Has box64 a plan to dev a complete tracing jit compiler? so that it can eliminate the redundancy brought by X86 code gen.

current implementation could improve the code layout, but a tracing jit compiler could focus the compilation on hot code, like a tracing, single entry multiple exit, and more optimization passes could be added easily to eliminate the redundancy during code generation, e.g. constant folding, propagation, CSE etc. thank you.

Jie He

ksco commented 8 months ago

If all the emitted code is messed around by the optimizer, it's difficult to do accurate signal handling -- how do we know the exact x86 register status in the guest sighandler when a signal is delivered?

But to my understanding, a peephole optimizer with accurate signal handling in mind is possible.

jhe33 commented 8 months ago

If all the emitted code is messed around by the optimizer, it's difficult to do accurate signal handling -- how do we know the exact x86 register status in the guest sighandler when a signal is delivered?

But to my understanding, a peephole optimizer with accurate signal handling in mind is possible.

I think there is a trade-off for this situation, for some cases which doesn't care signal handling precision, user could get a performance improvement due to compiler optimization; otherwise one can disable the optimizations.
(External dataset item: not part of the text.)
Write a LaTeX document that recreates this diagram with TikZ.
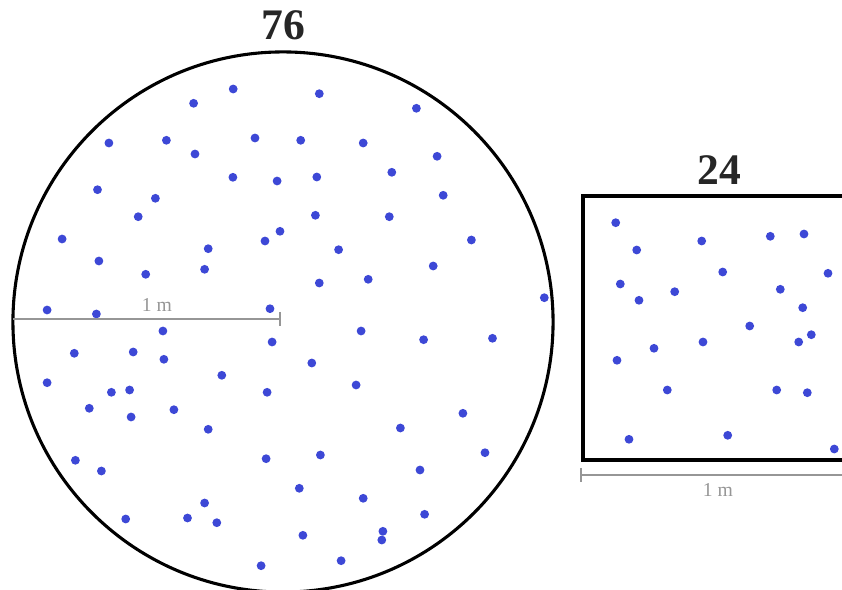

xctan commented 8 months ago

The x86 cache behavior is another tricky thing. Box64 is designed to handle JIT inside Box64 JIT correctly. The x86 hardware automatically invalidates (instruction) cache line when corresponding memory location is written to without an explicit flush or fence instruction, which Box64 is trying to emulate. Therefore, Box64 protects the x86 code memory pages when generating its JIT code, so a SIGSEGV would be triggered when the x86 code mutates. This signal would be intercepted by Box64, and the JIT cache of the entire memory page where the signal emits will be marked as dirty. Current practice of generating one JIT code block for one continuous x86 code block leads to simpler integrity check.

jhe33 commented 8 months ago

The x86 cache behavior is another tricky thing. Box64 is designed to handle JIT inside Box64 JIT correctly. The x86 hardware automatically invalidates (instruction) cache line when corresponding memory location is written to without an explicit flush or fence instruction, which Box64 is trying to emulate. Therefore, Box64 protects the x86 code memory pages when generating its JIT code, so a SIGSEGV would be triggered when the x86 code mutates. This signal would be intercepted by Box64, and the JIT cache of the entire memory page where the signal emits will be marked as dirty. Current practice of generating one JIT code block for one continuous x86 code block leads to simpler integrity check.

I think it's a common technique for SMC, in most DBT solutions, they also take it to handle SMC unless the hardware provides some supports, e.g. mmu could notify the BT when data cache changes to instr cache.